# TASK DESCRIPTION
For every line in the records that has the word "this", make a copy.

# EXERCISE MATERIALS
## begin

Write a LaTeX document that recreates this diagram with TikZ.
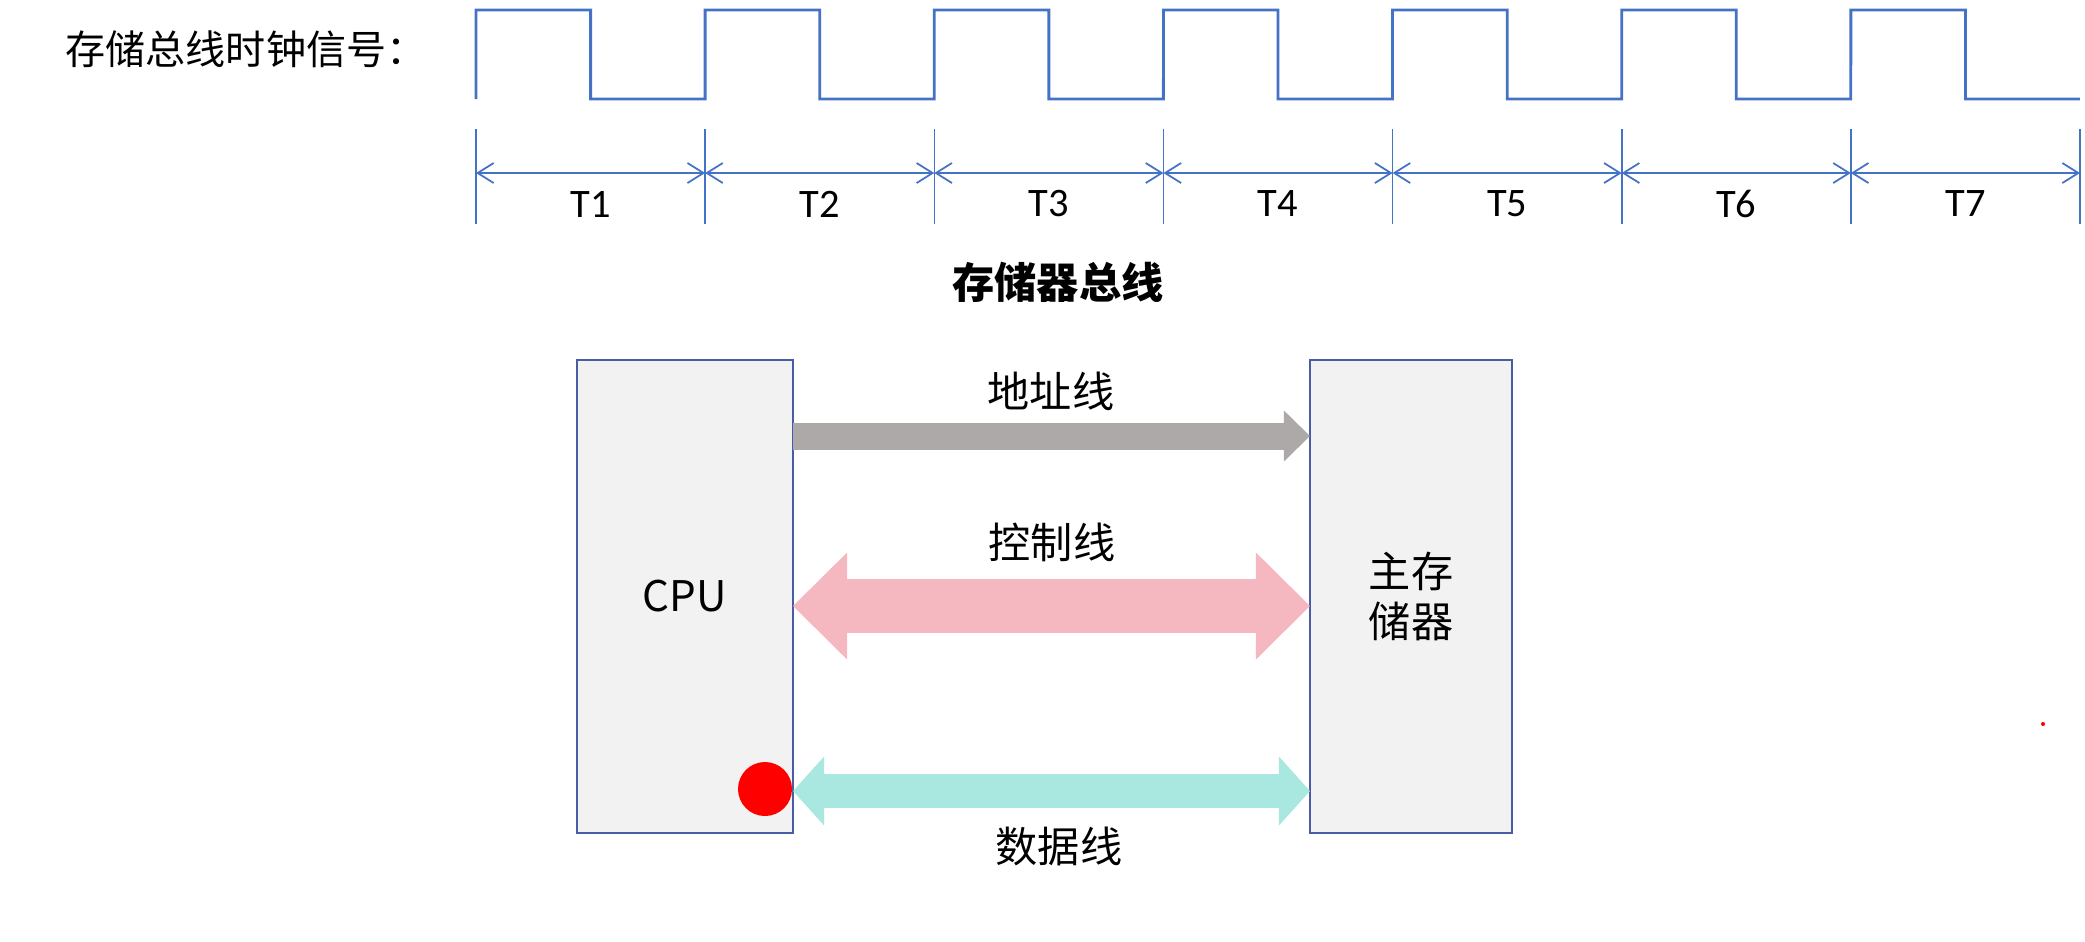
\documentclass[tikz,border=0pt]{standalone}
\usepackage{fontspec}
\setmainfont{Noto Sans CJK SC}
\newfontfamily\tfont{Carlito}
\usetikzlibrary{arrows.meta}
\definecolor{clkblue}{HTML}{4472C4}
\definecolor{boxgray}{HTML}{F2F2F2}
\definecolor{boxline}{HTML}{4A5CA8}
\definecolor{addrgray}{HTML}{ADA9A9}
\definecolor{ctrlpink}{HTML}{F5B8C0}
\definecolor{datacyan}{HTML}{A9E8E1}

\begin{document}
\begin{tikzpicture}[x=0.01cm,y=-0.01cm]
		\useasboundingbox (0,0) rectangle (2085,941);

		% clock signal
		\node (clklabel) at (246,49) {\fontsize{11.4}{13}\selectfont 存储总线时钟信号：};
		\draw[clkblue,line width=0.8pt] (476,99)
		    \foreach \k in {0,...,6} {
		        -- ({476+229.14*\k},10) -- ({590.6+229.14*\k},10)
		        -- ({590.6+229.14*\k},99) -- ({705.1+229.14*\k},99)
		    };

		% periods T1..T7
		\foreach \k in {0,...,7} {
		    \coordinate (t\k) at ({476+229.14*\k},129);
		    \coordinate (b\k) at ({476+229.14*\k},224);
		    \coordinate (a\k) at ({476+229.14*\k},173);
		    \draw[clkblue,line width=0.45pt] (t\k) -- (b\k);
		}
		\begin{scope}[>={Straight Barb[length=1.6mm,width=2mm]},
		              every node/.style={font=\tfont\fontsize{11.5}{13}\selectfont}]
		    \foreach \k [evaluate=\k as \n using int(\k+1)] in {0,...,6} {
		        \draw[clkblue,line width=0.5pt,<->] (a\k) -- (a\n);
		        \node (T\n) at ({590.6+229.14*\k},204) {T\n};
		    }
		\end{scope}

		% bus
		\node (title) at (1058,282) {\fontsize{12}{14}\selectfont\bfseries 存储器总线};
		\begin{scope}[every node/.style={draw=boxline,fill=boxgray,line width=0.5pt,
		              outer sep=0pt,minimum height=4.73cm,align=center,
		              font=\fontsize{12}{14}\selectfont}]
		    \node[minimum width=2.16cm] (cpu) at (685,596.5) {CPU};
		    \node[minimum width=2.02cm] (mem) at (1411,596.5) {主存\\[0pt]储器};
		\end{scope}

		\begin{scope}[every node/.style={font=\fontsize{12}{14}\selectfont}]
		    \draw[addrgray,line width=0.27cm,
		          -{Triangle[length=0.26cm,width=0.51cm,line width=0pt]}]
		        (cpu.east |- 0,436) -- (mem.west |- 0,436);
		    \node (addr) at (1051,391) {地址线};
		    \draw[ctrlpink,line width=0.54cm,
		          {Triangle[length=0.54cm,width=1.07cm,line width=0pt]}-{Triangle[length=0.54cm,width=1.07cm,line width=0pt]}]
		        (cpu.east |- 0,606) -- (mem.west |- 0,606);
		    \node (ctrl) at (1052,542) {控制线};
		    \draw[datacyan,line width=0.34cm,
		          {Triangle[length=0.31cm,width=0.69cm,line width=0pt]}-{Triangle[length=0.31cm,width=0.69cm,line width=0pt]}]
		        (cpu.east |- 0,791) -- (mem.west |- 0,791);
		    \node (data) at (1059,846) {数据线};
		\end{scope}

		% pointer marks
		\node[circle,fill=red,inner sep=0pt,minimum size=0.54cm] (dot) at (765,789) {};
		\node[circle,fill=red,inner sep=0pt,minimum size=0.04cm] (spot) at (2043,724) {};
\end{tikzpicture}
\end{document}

## end
## begin

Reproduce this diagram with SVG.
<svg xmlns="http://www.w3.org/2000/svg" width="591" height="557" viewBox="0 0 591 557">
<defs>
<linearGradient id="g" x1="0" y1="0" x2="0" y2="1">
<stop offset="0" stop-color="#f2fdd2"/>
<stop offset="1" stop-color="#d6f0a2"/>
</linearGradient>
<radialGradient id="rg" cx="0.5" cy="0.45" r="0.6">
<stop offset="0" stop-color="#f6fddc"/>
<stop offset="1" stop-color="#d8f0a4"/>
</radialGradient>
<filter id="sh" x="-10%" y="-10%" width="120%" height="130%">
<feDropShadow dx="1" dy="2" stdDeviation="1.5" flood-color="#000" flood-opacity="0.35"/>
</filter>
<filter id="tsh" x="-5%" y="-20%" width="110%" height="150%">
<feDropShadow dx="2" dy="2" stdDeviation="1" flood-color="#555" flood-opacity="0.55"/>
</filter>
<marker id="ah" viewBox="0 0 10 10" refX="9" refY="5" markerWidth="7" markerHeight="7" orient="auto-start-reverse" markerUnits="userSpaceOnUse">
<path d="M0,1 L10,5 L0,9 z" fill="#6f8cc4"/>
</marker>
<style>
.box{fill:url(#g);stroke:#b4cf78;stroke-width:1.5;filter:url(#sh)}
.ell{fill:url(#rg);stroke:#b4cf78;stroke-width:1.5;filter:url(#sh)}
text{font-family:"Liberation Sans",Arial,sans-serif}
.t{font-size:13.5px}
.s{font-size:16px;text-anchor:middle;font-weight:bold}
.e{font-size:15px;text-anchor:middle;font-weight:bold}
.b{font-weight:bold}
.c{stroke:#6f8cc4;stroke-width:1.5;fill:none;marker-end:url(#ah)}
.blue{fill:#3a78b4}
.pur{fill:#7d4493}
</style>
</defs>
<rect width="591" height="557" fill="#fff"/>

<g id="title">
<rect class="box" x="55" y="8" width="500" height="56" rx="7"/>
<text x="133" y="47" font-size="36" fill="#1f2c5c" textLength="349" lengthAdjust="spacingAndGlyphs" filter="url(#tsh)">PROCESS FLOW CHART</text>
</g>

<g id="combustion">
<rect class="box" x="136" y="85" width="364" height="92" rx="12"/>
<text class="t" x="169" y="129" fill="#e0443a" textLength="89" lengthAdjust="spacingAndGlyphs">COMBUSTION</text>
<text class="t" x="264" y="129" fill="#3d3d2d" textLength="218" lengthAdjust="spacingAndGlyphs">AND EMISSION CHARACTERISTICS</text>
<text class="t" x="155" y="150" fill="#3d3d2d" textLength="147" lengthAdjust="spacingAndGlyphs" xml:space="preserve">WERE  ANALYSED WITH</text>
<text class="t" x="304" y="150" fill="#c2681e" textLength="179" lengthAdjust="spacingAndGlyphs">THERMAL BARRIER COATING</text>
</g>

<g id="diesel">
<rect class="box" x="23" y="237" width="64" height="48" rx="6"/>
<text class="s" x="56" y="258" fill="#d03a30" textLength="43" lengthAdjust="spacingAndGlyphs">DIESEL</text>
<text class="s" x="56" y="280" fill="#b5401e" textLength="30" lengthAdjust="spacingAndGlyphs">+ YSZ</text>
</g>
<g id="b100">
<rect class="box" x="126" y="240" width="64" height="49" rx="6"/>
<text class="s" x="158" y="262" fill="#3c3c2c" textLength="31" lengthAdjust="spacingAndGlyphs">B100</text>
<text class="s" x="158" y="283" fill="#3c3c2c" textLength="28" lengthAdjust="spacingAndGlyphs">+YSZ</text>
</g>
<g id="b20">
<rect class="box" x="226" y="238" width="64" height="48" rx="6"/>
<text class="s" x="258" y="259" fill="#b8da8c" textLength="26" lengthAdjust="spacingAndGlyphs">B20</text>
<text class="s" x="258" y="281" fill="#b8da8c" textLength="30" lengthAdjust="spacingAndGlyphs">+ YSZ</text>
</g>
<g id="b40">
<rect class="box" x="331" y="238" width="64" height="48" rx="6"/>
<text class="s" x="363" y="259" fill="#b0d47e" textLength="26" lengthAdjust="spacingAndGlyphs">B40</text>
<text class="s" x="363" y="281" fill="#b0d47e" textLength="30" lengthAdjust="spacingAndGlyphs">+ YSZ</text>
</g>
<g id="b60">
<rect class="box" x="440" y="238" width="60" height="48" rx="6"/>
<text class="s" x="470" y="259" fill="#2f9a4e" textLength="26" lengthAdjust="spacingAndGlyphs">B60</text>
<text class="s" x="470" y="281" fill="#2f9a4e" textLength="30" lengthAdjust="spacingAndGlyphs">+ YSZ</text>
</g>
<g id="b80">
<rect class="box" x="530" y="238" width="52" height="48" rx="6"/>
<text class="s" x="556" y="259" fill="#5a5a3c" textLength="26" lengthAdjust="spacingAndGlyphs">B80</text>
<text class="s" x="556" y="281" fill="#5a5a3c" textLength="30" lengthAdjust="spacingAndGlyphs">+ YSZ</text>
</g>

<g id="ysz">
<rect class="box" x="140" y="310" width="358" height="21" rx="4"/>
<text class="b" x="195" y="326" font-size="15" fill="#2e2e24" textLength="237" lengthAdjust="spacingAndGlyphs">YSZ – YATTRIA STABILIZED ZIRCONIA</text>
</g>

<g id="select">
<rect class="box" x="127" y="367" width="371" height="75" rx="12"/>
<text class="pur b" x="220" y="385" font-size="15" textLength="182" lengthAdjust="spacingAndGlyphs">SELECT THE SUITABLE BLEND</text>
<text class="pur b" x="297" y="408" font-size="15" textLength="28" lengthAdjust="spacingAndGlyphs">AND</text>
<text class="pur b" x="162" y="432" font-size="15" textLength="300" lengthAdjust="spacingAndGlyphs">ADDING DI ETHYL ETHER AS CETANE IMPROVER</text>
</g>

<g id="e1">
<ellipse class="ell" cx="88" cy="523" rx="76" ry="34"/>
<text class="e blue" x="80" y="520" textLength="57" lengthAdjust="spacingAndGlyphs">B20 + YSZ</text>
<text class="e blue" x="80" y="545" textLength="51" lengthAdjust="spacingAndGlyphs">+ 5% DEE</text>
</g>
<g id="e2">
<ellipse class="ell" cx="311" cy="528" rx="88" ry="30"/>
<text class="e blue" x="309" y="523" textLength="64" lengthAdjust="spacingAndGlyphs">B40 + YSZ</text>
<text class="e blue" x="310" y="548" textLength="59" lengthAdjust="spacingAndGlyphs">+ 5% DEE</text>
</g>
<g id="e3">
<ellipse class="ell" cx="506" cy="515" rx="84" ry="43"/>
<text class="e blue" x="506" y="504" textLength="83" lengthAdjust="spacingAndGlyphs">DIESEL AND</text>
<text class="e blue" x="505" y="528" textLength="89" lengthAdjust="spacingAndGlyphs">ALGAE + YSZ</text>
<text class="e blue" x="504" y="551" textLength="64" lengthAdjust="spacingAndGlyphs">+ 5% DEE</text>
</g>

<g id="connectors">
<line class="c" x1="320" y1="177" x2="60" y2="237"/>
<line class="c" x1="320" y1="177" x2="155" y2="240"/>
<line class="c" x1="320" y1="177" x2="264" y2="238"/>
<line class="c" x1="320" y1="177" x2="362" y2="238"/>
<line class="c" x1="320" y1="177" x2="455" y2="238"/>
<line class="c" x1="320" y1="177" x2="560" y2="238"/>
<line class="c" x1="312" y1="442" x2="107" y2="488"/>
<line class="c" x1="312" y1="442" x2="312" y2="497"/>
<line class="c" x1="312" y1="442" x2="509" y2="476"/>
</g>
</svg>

## end

# FULL RESPONSE
Write a LaTeX document that recreates this diagram with TikZ.
Reproduce this diagram with SVG.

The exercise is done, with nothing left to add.